I do not plan on overclocking anything.
When i used the eXtreme Power Supply Calculator,
i found that it recommended a 357w Power supply
However, the Geforce GTX 260 Webpage states:
Minimum System Power Requirement (W): 500  W 

Do i need a 500w power supply or a 350w-400w power supply?

Edit: Does this look good?
http://shop3.frys.com/product/5539780?site=sr:SEARCH:MAIN_RSLT_PG


----------



## daisymtc

Get 500W if possible.
http://www.newegg.com/Product/Product.aspx?Item=N82E16817139004


----------



## Bodaggit23

GTS250 requires:


> 450W PCI Express-compliant system power supply with a combined 12V current rating of 24A or more



GTX260 requires:
Minimum of a 500 Watt power supply.


> Minimum recommended power supply with +12 Volt current rating of 36 Amps



Don't skimp on your powersupply. It's the heart of your brand new system.
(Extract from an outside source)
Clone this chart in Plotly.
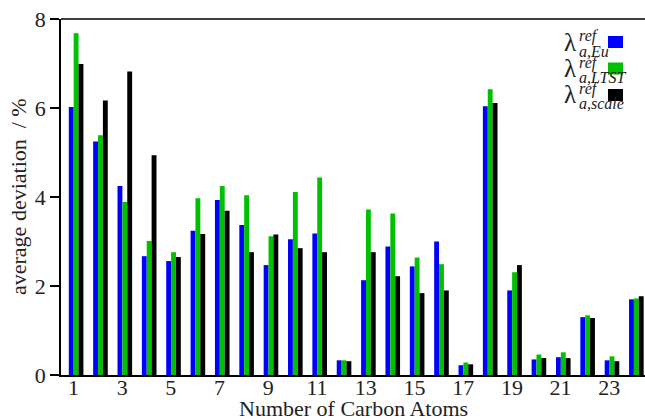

Amps are just as important as watts. The one you listed would work, but just barely.
The psu that daisymtc recommended would work, but I would bump it up to this one:

CORSAIR 750TX 750W ($119.99) $109.99 after Rebate
http://www.newegg.com/Product/Product.aspx?Item=N82E16817139006


----------



## bomberboysk

daisymtc said:


> Get 500W if possible.
> http://www.newegg.com/Product/Product.aspx?Item=N82E16817139004



Great psu, but i would recommend the 750W that bodaggit recommended for future proofing. Plus when you have a higher aperage psu and you arent drawing full load you tend to have better effeciency.


----------